The law is clear on employee confidentiality and conversations a board may engage in. Boards adhere to these laws for a variety of reasons and fundamental to it is protection of the employee and to avoid violating the law themselves. Such procedures create an interesting dynamic as employees are free to discuss any part of what they believe the issues or problems may be while board members are bound to confidentially. A board’s position in these delicate situations is not an enviable one and can be frustrating to the public. It is for this reason that every effort is made to avoid decision making at the board level. Numerous school, administrative and district supervisors are typically utilized to help resolve matters before they reach the board. The board is seen as a last recourse, not a first stop.

Boards can also discuss the steps leading up to a decision and where and when they discussed a matter. These meetings take place in state approved executive sessions. Boards must call for and get approval from a majority of other board members before entering into an executive session. These sessions are limited in topic including; the hiring, evaluation or dismissal of an employee or acquiring interest in real property.

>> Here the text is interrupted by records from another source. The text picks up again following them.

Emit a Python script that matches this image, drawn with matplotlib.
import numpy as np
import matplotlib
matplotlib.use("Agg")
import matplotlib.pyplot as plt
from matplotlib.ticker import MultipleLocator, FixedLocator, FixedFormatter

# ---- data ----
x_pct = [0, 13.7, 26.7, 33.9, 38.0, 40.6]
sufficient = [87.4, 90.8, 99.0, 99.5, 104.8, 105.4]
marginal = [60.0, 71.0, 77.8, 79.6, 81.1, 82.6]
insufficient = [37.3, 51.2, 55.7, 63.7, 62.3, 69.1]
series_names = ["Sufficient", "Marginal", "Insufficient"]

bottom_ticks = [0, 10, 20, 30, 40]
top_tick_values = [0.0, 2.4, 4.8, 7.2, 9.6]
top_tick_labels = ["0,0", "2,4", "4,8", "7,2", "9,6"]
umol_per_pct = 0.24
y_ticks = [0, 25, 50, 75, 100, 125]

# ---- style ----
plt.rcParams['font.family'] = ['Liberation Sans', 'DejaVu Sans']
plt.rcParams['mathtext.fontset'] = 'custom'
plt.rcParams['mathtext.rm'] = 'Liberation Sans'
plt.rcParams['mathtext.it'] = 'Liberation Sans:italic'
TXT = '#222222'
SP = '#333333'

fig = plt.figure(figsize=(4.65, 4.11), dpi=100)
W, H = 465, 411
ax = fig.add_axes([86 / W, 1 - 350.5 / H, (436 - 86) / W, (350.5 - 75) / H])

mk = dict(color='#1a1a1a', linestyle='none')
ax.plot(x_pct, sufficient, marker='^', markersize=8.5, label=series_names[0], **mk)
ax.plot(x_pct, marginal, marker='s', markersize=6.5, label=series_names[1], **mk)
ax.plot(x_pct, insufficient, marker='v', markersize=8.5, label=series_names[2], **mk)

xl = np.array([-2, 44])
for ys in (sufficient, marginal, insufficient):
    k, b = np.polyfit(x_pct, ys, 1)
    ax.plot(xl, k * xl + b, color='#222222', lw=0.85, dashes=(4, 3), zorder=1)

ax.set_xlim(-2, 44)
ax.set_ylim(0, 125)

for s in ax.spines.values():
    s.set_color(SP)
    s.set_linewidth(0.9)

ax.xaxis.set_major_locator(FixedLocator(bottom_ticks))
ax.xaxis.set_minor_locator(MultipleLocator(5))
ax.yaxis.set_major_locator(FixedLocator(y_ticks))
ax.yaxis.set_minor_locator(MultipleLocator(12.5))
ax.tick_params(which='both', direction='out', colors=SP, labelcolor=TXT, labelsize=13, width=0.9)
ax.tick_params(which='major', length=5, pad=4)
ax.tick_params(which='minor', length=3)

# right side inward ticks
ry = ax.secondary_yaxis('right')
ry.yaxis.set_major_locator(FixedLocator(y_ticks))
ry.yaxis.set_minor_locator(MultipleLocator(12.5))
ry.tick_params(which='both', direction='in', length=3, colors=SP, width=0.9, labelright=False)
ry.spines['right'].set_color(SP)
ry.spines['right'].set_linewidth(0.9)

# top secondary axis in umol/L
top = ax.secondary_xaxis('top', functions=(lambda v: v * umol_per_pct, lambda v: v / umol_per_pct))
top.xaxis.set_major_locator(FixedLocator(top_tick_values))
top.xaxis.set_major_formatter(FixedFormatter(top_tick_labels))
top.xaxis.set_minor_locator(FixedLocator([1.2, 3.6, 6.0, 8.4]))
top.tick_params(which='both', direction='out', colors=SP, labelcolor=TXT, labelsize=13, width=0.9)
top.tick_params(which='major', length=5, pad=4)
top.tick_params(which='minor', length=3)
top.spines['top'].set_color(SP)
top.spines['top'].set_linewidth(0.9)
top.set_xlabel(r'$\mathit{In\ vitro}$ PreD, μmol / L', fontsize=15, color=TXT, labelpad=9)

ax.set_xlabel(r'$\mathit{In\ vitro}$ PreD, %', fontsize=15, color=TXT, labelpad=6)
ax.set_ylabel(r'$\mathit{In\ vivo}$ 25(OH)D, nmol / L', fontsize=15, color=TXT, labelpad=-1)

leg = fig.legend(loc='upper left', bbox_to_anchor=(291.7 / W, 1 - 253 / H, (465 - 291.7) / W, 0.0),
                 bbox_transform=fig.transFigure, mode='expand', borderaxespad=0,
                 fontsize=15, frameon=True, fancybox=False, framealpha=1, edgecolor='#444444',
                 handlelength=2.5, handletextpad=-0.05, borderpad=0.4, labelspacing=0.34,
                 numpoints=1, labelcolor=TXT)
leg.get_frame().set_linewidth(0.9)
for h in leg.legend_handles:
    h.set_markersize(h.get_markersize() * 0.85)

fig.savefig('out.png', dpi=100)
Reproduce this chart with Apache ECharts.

Cassia school trustees are interested in public comment and are in the process of investigating ways for patrons to express their concerns, support and suggestions without violating open meeting and agenda laws. Striking the right balance will take some effort and time. And community input may be one sided, at times, as board members may not be able to fully respond to specific questions or requests. Cassia Board members recognize their regular monthly meetings do not always provide adequate space for community interaction and are working to make adjustments to foster public involvement.

Understanding how Idaho laws impact this goal is an important first step to building a better community supported education for our kids.